By Our Staff Correspondent

MUMBAI, JUNE 9. Any non-banking financial company (NBFC) registered with the Reserve Bank of India having net owned fund Rs. 2 crores as per the last audited balance sheet would be permitted to undertake insurance business as agent of insurance companies on a fee basis, without any risk participation.

Announcing the final guidelines of entry of NBFCs into insurance, the RBI today said all NBFCs registered with it that satisfy the eligibility criteria would be permitted to set up a joint venture company for undertaking insurance business with risk participation, subject to safeguards. The maximum equity contribution such an NBFC can hold in the joint venture company will normally be 50 per cent of the paid-up capital of the insurance company. On a selective basis, the RBI may permit a higher equity contribution by a promoter NBFC initially pending divestment of equity within the prescribed period. The eligibility criteria for joint venture participant will be as per the latest available audited balance sheet and as under.

(1) The owned fund of the NBFC should not be less than Rs. 500 crores.

(2) The CRAR of the NBFC engaged in loan and investment activities holding public deposits should be not less than 15 per cent and for other NBFCs at 12 per cent irrespective of their holding public deposits or not.

(3) The level of non-performing assets should be not more than 5 per cent of the total outstanding leased/hire purchase assets and advances taken together.

(4) The NBFC should have net profit for the last three continuous years.

(5) The track record of the performance of the subsidiaries, if any, of the NBFC concerned should be satisfactory.

(6) Regulatory compliance and servicing public deposits, if held.

The provisions of the RBI Act would be applicable for such investments while computing the net owned funds of the NBFC.

In case where a foreign partner contributes 26 per cent of the equity with the approval of the Insurance Regulatory and Development Authority/Foreign Investment Promotion Board, more than one NBFC may be allowed to participate in the equity of the insurance joint venture. As such, participants will also assume insurance risk, only those NBFCs that satisfy the criteria given in paragraph 2 above, would be eligible.

No NBFC would be allowed to conduct such business departmentally. A subsidiary or company in the same group of an NBFC or of another NBFC engaged in the business of an non-banking financial institution or banking business will not normally be allowed to join the insurance company on risk participation basis.

NBFCs registered with the RBI that are not eligible as joint venture participant, as above can make investments up to 10 per cent of the owned fund of the NBFC or Rs. 50 crores, whichever is lower, in the insurance company.
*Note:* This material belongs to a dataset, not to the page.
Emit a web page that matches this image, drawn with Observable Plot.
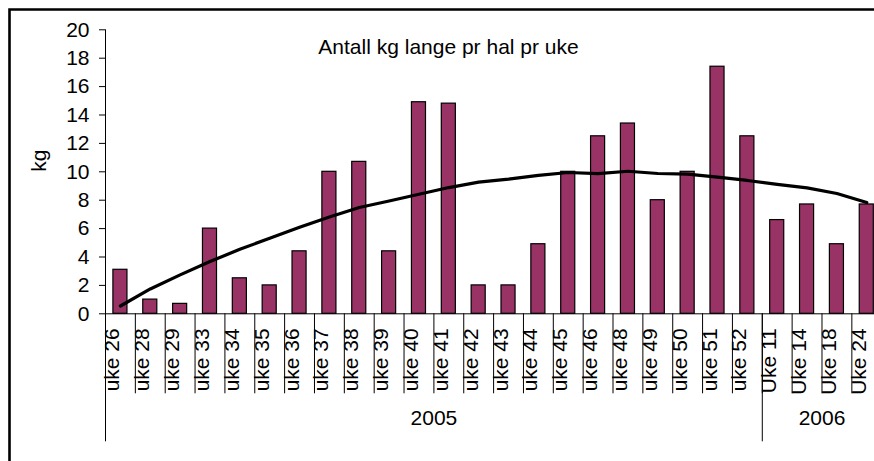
<!DOCTYPE html>
<html>
<head>
<meta charset="utf-8">
<script src="https://cdn.jsdelivr.net/npm/d3@7"></script>
<script src="https://cdn.jsdelivr.net/npm/@observablehq/plot@0.6"></script>
<style>
  html, body { margin: 0; padding: 0; background: #fff; overflow: hidden; width: 874px; height: 461px; }
  #wrap { position: relative; width: 874px; height: 461px; overflow: hidden; background: #fff; }
  #chart { position: absolute; left: 0; top: 0; }
</style>
</head>
<body>
<div id="wrap"><div id="chart"></div></div>
<script>
// ---- data ----
const title = "Antall kg lange pr hal pr uke";
const yLabel = "kg";
const categories = [
  "uke 26", "uke 28", "uke 29", "uke 33", "uke 34", "uke 35", "uke 36", "uke 37",
  "uke 38", "uke 39", "uke 40", "uke 41", "uke 42", "uke 43", "uke 44", "uke 45",
  "uke 46", "uke 48", "uke 49", "uke 50", "uke 51", "uke 52",
  "Uke 11", "Uke 14", "Uke 18", "Uke 24"
];
const values = [
  3.1, 1.0, 0.7, 6.0, 2.5, 2.0, 4.4, 10.0,
  10.7, 4.4, 14.9, 14.8, 2.0, 2.0, 4.9, 10.0,
  12.5, 13.4, 8.0, 10.0, 17.4, 12.5,
  6.6, 7.7, 4.9, 7.7
];
const trend = [
  0.55, 1.75, 2.74, 3.68, 4.54, 5.32, 6.09, 6.82,
  7.49, 7.94, 8.42, 8.89, 9.27, 9.48, 9.75, 9.95,
  9.87, 10.04, 9.88, 9.84, 9.62, 9.39,
  9.11, 8.87, 8.47, 7.84
];
const years = ["2005", "2006"];
const yearSizes = [22, 4];
const yTicks = [0, 2, 4, 6, 8, 10, 12, 14, 16, 18, 20];

// ---- layout ----
const W = 874, H = 461;
const xLeft = 105, xRight = 881.2;
const yTop = 29.3, yBottom = 313.3;
const step = (xRight - xLeft) / categories.length;

const rows = categories.map((c, i) => ({cat: c, kg: values[i], trend: trend[i]}));

const yearStarts = yearSizes.map((s, i) => yearSizes.slice(0, i).reduce((a, b) => a + b, 0));
const yearCenterCats = years.map((y, i) => categories[yearStarts[i] + yearSizes[i] / 2]);
const yearStartCats = yearStarts.map(s => categories[s]);

const chart = Plot.plot({
  width: W,
  height: H,
  marginLeft: xLeft,
  marginRight: 0,
  marginTop: yTop,
  marginBottom: H - yBottom,
  style: {
    fontFamily: "'Liberation Sans', Arial, sans-serif",
    fontSize: "21px",
    color: "#000",
    background: "transparent",
    overflow: "visible"
  },
  x: {type: "band", domain: categories, padding: 0, round: false, range: [xLeft, xRight]},
  y: {domain: [0, 20], range: [yBottom, yTop]},
  marks: [
    Plot.axisX({ticks: categories, tickSize: 80, dx: -step / 2, fill: "none", tickFormat: () => "", label: null, stroke: "#000"}),
    Plot.axisX({ticks: yearStartCats, tickSize: 128, dx: -step / 2, fill: "none", tickFormat: () => "", label: null, stroke: "#000"}),
    Plot.axisY({ticks: yTicks, tickSize: 6, tickPadding: 10, label: null, stroke: "#000"}),
    Plot.ruleX([categories[0]], {dx: -step / 2, y1: 0, y2: 20, stroke: "#000"}),
    Plot.barY(rows, {x: "cat", y: "kg", fill: "#993366", stroke: "#000", strokeWidth: 1.2, insetLeft: 7.9, insetRight: 7.9}),
    Plot.ruleY([0], {stroke: "#000"}),
    Plot.line(rows, {x: "cat", y: "trend", stroke: "#000", strokeWidth: 3.2}),
    Plot.text(categories, {x: d => d, frameAnchor: "bottom", rotate: -90, textAnchor: "end", dy: 14.5, dx: -1, fill: "#000"}),
    Plot.text(years, {x: (d, i) => yearCenterCats[i], dx: -step / 2, frameAnchor: "bottom", dy: 110.7, fill: "#000"}),
    Plot.text([yLabel], {frameAnchor: "left", rotate: -90, dx: -66, fill: "#000"}),
    Plot.text([title], {frameAnchor: "top-left", textAnchor: "middle", dx: 343, dy: 9, fill: "#000"})
  ]
});
// chart-area border (open at the right and bottom, as the picture is cropped there)
d3.select(chart).append("path")
  .attr("d", `M9.5,${H} V9.5 H${W}`)
  .attr("fill", "none")
  .attr("stroke", "#000")
  .attr("stroke-width", 2.6);
document.getElementById("chart").appendChild(chart);
</script>
</body>
</html>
Such participation would be treated as an investment and should be without any contingent liability for the NBFC. The eligibility criteria for these NBFCs will be as under:

(1) The CRAR of the NBFC (applicable only to those holding public deposits) should not be less than 12 per cent if engaged in equipment leasing/hire purchase finance activities and 15 per cent if it is a loan or investment company;

(2) The level of net NPA should not be more than 5 per cent of the total outstanding leased/hire purchase assets and advances;

(3) The NBFC should have net profit for the last three continuous years.

All NBFCs registered with the RBI entering into insurance business as agents or investors or on risk participation basis will be required to obtain prior approval of the RBI. The RBI will give permission to NBFCs on a case to case basis keeping in view all relevant factors. It should be ensured that risks involved in insurance business do not get transferred to the NBFC and that the NBFC's business does not get contaminated by any risks which may arise from the insurance business.